NPS is market-linked. When you put money in NPS, it is invested in a mix of Equity (Stocks), Corporate Bonds, and Government Bonds. You can choose to put up to 75% of your money in Equity.
While PPF maxes out at ₹1.5 Lakh under 80C, NPS gives you an exclusive extra ₹50,000 tax deduction under Section 80CCD(1B). If you are in the 30% tax bracket, investing ₹50k in NPS instantly saves you ₹15,000 in taxes!
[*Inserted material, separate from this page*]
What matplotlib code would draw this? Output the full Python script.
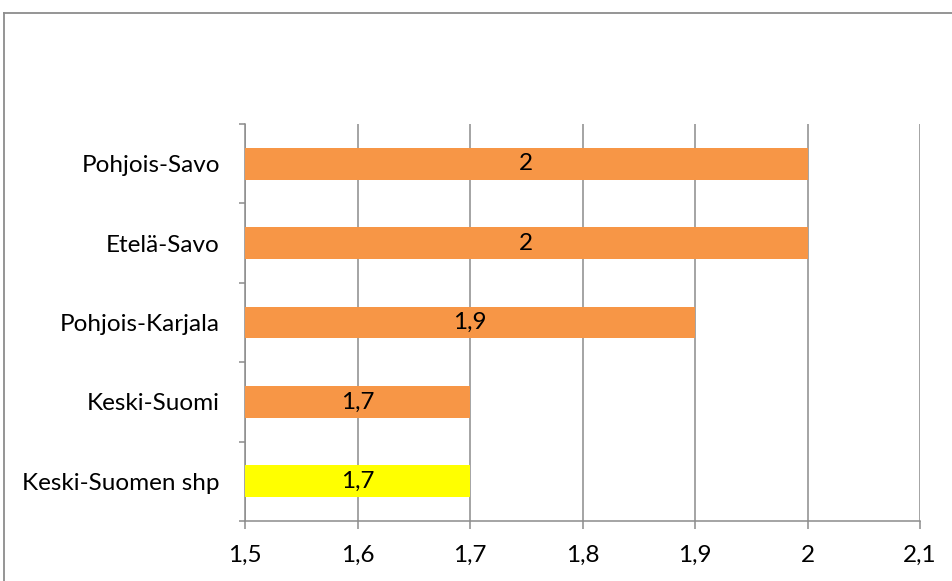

At age 60, you cannot withdraw 100% of your NPS money. You can only withdraw 60% (tax-free). The remaining 40% MUST be used to buy an "Annuity" (a monthly pension). This pension you receive will be taxable as per your income tax slab at that time.
| Feature | PPF | NPS |
|---|---|---|
| Expected Returns | ~7.1% (Fixed by Govt) | 10% - 12% (Market Linked) |
| Lock-in Period | 15 Years | Till Age 60 |
| Tax on Withdrawal | 100% Tax-Free (EEE) | 60% Tax-Free, 40% Taxable Pension |
| Max Investment for Tax Relief | ₹1.5 Lakh (Under 80C) | ₹1.5L (80C) + ₹50k (80CCD 1B) = ₹2 Lakh |
You don't have to choose just one. They serve different purposes in a balanced portfolio.
Key Takeaway
Don't invest in PPF or NPS just to save tax. Ensure the 15-year or 60-year lock-in periods align with your actual life goals. If you might need the money in 5 years to buy a house, both of these are the wrong choice.